If you were to encounter this question on the GRE, it would be perfectly natural to begin applying one of the techniques you learned in high school for solving systems of linear equations. After all, this is a system of linear equations, and you have probably solved dozens (if not hundreds) of similar systems in the past.

If you prefer the substitution method, you might take the first equation and solve it for x to get x = 7y/4 + 9/4.  Then you’d take the second equation and replace x with 7y/4 + 9/4 to get the somewhat cumbersome equation 3(7y/4 + 9/4) – 8y = 4.

At this point, the original question is not testing your ability to solve systems of equations; it’s testing whether or not you’re one of those people who latches onto a certain approach and refuses to consider other options. If you happen to be one of those people, you may continue with these calculations and waste considerable time in the process.

So, what should you do instead?

You should remember my tip and ask yourself, “Are the test-makers really interested in whether or not I can solve the equation 4(8y/5 + 11/5) – 9y = 4?”

The answer to this is a resounding NO; the test-makers do not care whether or not you are a human calculator.

So, if you truly believe (and embrace) the idea that the GRE test-makers have little interest in your computational skills, you can be certain that there MUST exist another approach to this question that does not involve solving tiresome equations.

Now, what is that approach?

Well, the trick here is to recognize that the question does not ask us to find the individual values of x and y. Instead, we are asked to find the sum of x and y.  So, if we happen to notice that the x-coefficients (4 and 3) differ by 1, and the y-coefficients differ by 1, we might recognize that something convenient happens when we subtract the second equation from the first equation:

4x – 7y = 9

-   3x – 8y = 4

+  y  = 5

When we do this, we get x + y = 5. So, the answer is D.
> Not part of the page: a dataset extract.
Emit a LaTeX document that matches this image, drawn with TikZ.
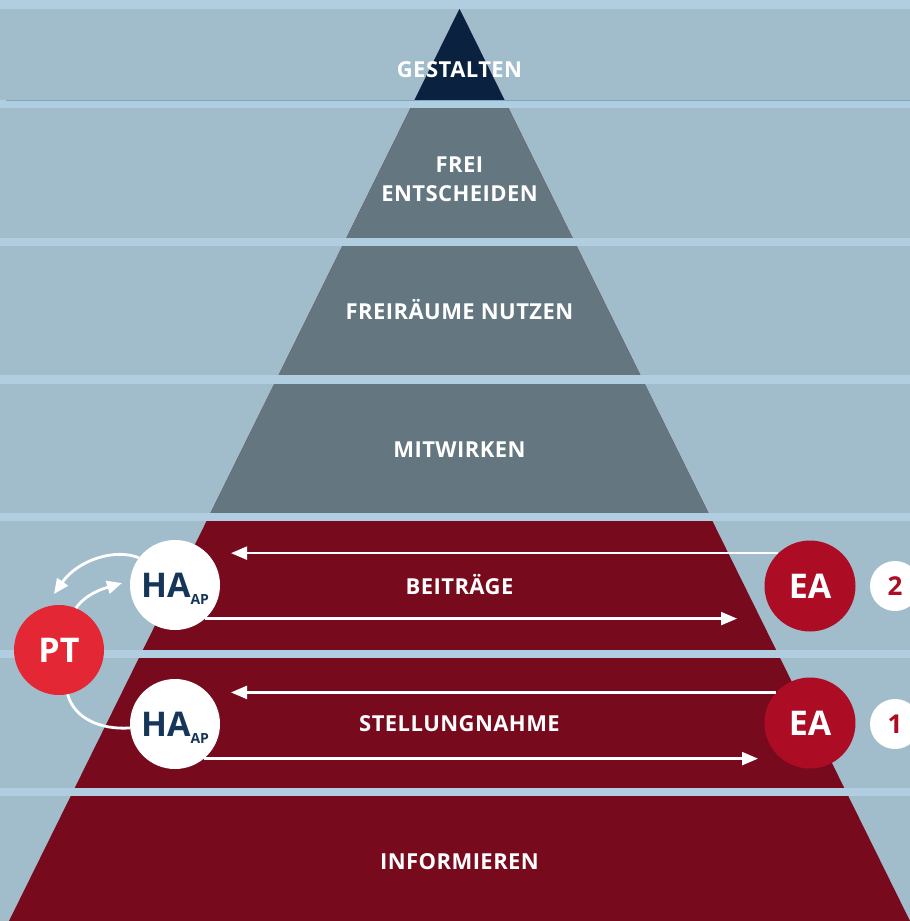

Granted, this is a tricky question. As such, you may have missed the time-saving shortcut. In that case, you would be forced to solve the system of equations. So, just knowing that the test-makers have little interest in your computational skills does not necessarily mean you’ll instantly spot shortcuts. However, by accepting the fact that the test-makers are reasonable, you’ll be better able to assess the practicality of certain approaches, and you’ll be able to identify instances where an easier approach must exist.